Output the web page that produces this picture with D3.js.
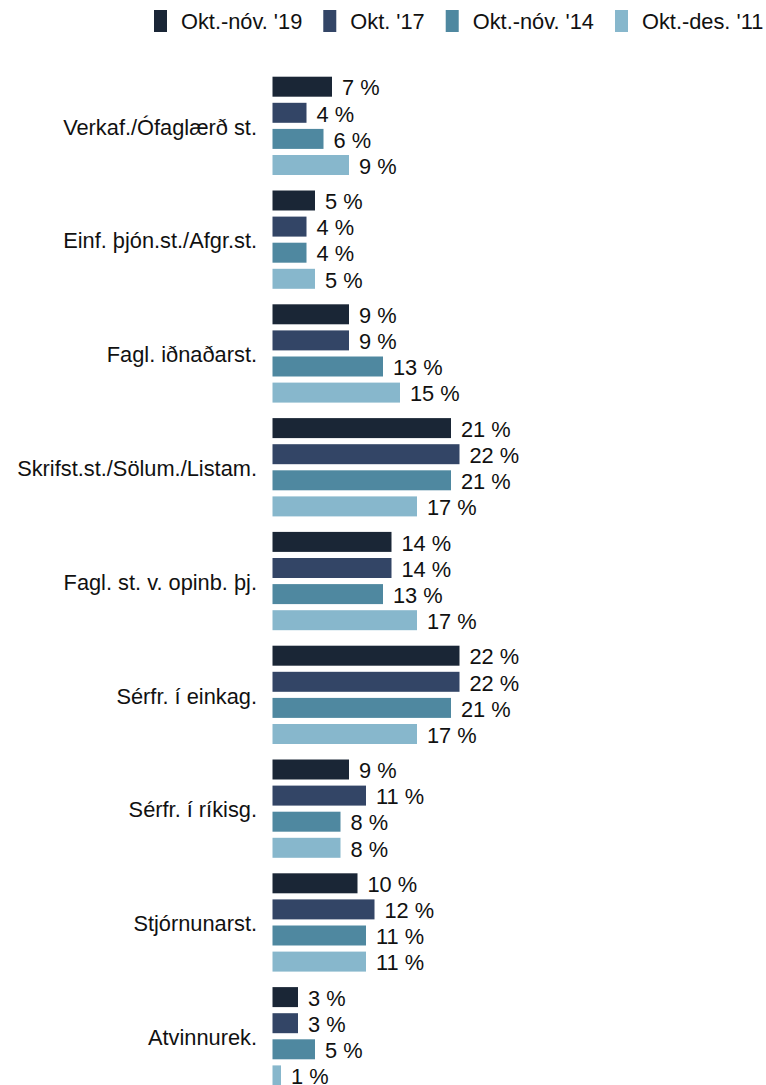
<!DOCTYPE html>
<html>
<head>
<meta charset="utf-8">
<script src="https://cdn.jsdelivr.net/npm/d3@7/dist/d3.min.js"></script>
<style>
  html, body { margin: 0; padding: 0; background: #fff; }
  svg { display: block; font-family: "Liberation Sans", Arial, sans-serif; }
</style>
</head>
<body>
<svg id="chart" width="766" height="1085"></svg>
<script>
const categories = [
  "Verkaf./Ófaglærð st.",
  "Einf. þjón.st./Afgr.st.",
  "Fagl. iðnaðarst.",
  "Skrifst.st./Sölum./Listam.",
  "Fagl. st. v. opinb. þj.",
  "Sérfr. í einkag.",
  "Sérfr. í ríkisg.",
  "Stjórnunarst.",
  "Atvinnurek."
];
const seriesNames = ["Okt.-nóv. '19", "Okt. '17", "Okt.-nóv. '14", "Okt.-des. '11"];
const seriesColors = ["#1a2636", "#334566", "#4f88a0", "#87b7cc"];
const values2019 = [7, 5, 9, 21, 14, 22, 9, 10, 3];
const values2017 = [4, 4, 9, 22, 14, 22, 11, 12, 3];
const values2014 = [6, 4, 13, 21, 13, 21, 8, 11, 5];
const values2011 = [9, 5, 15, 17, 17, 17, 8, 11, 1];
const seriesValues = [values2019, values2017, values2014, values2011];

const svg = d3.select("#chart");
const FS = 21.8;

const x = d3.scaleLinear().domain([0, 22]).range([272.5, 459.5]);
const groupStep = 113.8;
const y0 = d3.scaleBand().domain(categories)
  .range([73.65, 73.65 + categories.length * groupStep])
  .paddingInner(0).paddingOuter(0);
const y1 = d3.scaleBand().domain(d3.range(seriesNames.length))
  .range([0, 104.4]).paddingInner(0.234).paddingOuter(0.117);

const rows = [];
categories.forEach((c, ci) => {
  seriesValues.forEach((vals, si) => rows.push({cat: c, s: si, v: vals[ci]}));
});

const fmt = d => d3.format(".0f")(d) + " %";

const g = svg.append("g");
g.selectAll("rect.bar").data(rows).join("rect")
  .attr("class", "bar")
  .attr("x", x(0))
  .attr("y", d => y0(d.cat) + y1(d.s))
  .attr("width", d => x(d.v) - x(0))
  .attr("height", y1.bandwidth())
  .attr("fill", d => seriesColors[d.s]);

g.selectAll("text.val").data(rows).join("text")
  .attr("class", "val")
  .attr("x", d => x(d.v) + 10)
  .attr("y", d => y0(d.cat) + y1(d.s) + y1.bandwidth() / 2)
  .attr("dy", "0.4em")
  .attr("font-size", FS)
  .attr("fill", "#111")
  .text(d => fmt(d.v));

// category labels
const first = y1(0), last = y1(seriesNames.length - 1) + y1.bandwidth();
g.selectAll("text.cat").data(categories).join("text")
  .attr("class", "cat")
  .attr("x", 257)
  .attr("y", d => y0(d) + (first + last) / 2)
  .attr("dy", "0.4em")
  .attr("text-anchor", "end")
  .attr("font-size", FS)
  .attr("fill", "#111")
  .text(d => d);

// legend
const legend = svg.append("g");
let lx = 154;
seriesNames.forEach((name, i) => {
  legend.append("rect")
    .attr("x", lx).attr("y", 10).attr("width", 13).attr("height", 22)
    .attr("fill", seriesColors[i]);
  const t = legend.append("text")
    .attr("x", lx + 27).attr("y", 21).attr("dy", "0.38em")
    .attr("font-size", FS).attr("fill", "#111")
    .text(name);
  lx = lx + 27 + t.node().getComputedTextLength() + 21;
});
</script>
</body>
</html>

INSTRUCTIONS TO FOLLOW —
Reproduce the full material exactly, excluding the pictures.

SOLUTION TO THIS EXERCISE —
Output the web page that produces this picture with D3.js.
<!DOCTYPE html>
<html>
<head>
<meta charset="utf-8">
<script src="https://cdn.jsdelivr.net/npm/d3@7/dist/d3.min.js"></script>
<style>
  html, body { margin: 0; padding: 0; background: #fff; }
  svg { display: block; font-family: "Liberation Sans", Arial, sans-serif; }
</style>
</head>
<body>
<svg id="chart" width="766" height="1085"></svg>
<script>
const categories = [
  "Verkaf./Ófaglærð st.",
  "Einf. þjón.st./Afgr.st.",
  "Fagl. iðnaðarst.",
  "Skrifst.st./Sölum./Listam.",
  "Fagl. st. v. opinb. þj.",
  "Sérfr. í einkag.",
  "Sérfr. í ríkisg.",
  "Stjórnunarst.",
  "Atvinnurek."
];
const seriesNames = ["Okt.-nóv. '19", "Okt. '17", "Okt.-nóv. '14", "Okt.-des. '11"];
const seriesColors = ["#1a2636", "#334566", "#4f88a0", "#87b7cc"];
const values2019 = [7, 5, 9, 21, 14, 22, 9, 10, 3];
const values2017 = [4, 4, 9, 22, 14, 22, 11, 12, 3];
const values2014 = [6, 4, 13, 21, 13, 21, 8, 11, 5];
const values2011 = [9, 5, 15, 17, 17, 17, 8, 11, 1];
const seriesValues = [values2019, values2017, values2014, values2011];

const svg = d3.select("#chart");
const FS = 21.8;

const x = d3.scaleLinear().domain([0, 22]).range([272.5, 459.5]);
const groupStep = 113.8;
const y0 = d3.scaleBand().domain(categories)
  .range([73.65, 73.65 + categories.length * groupStep])
  .paddingInner(0).paddingOuter(0);
const y1 = d3.scaleBand().domain(d3.range(seriesNames.length))
  .range([0, 104.4]).paddingInner(0.234).paddingOuter(0.117);

const rows = [];
categories.forEach((c, ci) => {
  seriesValues.forEach((vals, si) => rows.push({cat: c, s: si, v: vals[ci]}));
});

const fmt = d => d3.format(".0f")(d) + " %";

const g = svg.append("g");
g.selectAll("rect.bar").data(rows).join("rect")
  .attr("class", "bar")
  .attr("x", x(0))
  .attr("y", d => y0(d.cat) + y1(d.s))
  .attr("width", d => x(d.v) - x(0))
  .attr("height", y1.bandwidth())
  .attr("fill", d => seriesColors[d.s]);

g.selectAll("text.val").data(rows).join("text")
  .attr("class", "val")
  .attr("x", d => x(d.v) + 10)
  .attr("y", d => y0(d.cat) + y1(d.s) + y1.bandwidth() / 2)
  .attr("dy", "0.4em")
  .attr("font-size", FS)
  .attr("fill", "#111")
  .text(d => fmt(d.v));

// category labels
const first = y1(0), last = y1(seriesNames.length - 1) + y1.bandwidth();
g.selectAll("text.cat").data(categories).join("text")
  .attr("class", "cat")
  .attr("x", 257)
  .attr("y", d => y0(d) + (first + last) / 2)
  .attr("dy", "0.4em")
  .attr("text-anchor", "end")
  .attr("font-size", FS)
  .attr("fill", "#111")
  .text(d => d);

// legend
const legend = svg.append("g");
let lx = 154;
seriesNames.forEach((name, i) => {
  legend.append("rect")
    .attr("x", lx).attr("y", 10).attr("width", 13).attr("height", 22)
    .attr("fill", seriesColors[i]);
  const t = legend.append("text")
    .attr("x", lx + 27).attr("y", 21).attr("dy", "0.38em")
    .attr("font-size", FS).attr("fill", "#111")
    .text(name);
  lx = lx + 27 + t.node().getComputedTextLength() + 21;
});
</script>
</body>
</html>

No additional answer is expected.